For discovery, understand the exact situation that triggers someone to search for your solution. Are they overwhelmed by grocery shopping? Tired of buying the same lunch every day? Wanting to surprise their partner?

For first box, identify the specific elements that create the "wow" moment. Is it the unboxing experience, the product quality, or something else entirely? One brand discovered their customers loved the handwritten notes more than the premium packaging they spent months perfecting.

For retention, decode the real reasons people cancel. Only 11 out of 100 non-buyers cite price as the reason for not purchasing. The real friction points are usually operational or emotional.

Step 3: Implement and Measure

Take your customer language and test it everywhere. If customers say your boxes "save them from decision fatigue," use those exact words in your ads. If they talk about "discovering brands I never would have found," that becomes your value prop.

Brands using customer-language ad copy see 40% ROAS improvements. But don't just update your ads — update your email sequences, product descriptions, and onboarding flow.

Track the metrics that matter for subscription: monthly churn rate, customer lifetime value, and time to second purchase. But also track leading indicators like engagement with unboxing content and customer service contact rates.

The best subscription brands treat every customer conversation like market research. Every support call is a chance to understand what's really driving satisfaction or frustration.

Step 4: Scale What Works

Once you've identified what resonates, scale it systematically. That means expanding beyond just marketing copy. Train your customer service team to use the language that works. Update your product development priorities based on what customers actually value.

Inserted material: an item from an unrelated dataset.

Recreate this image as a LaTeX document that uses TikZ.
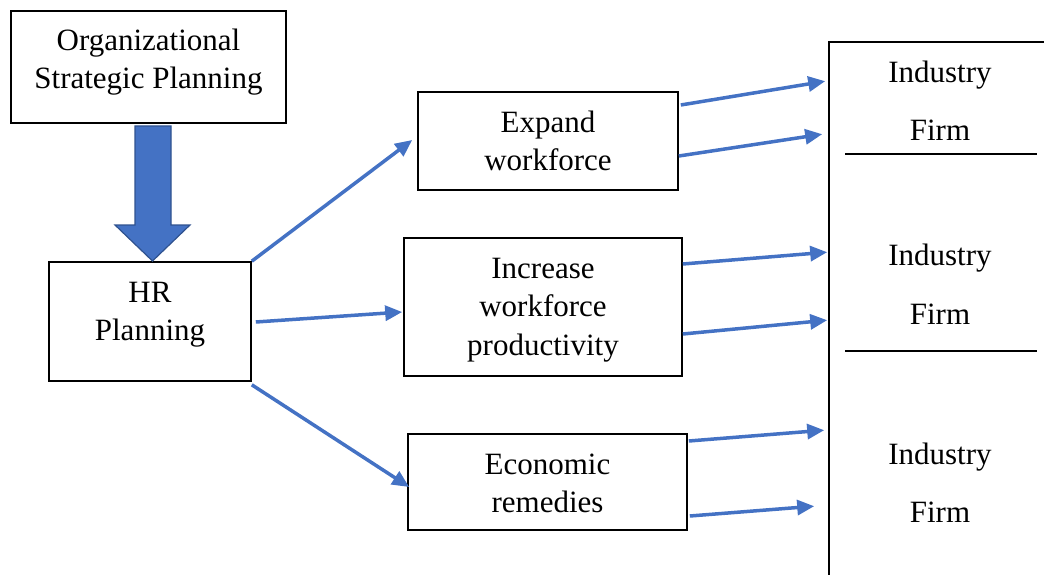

Create feedback loops that keep you connected to customer reality. Set up monthly call sessions with recent signups and recent cancellations. Track how your messaging performs across different customer segments.

Most importantly, resist the urge to complicate what's working. If simple, direct language drives 27% higher AOV and LTV, keep it simple. The goal isn't to sound sophisticated — it's to sound like your customers when they're describing your value to their friends.

Growth comes from clarity, not complexity. When customers clearly understand your value in terms that matter to them, everything else — retention, referrals, expansion revenue — becomes easier.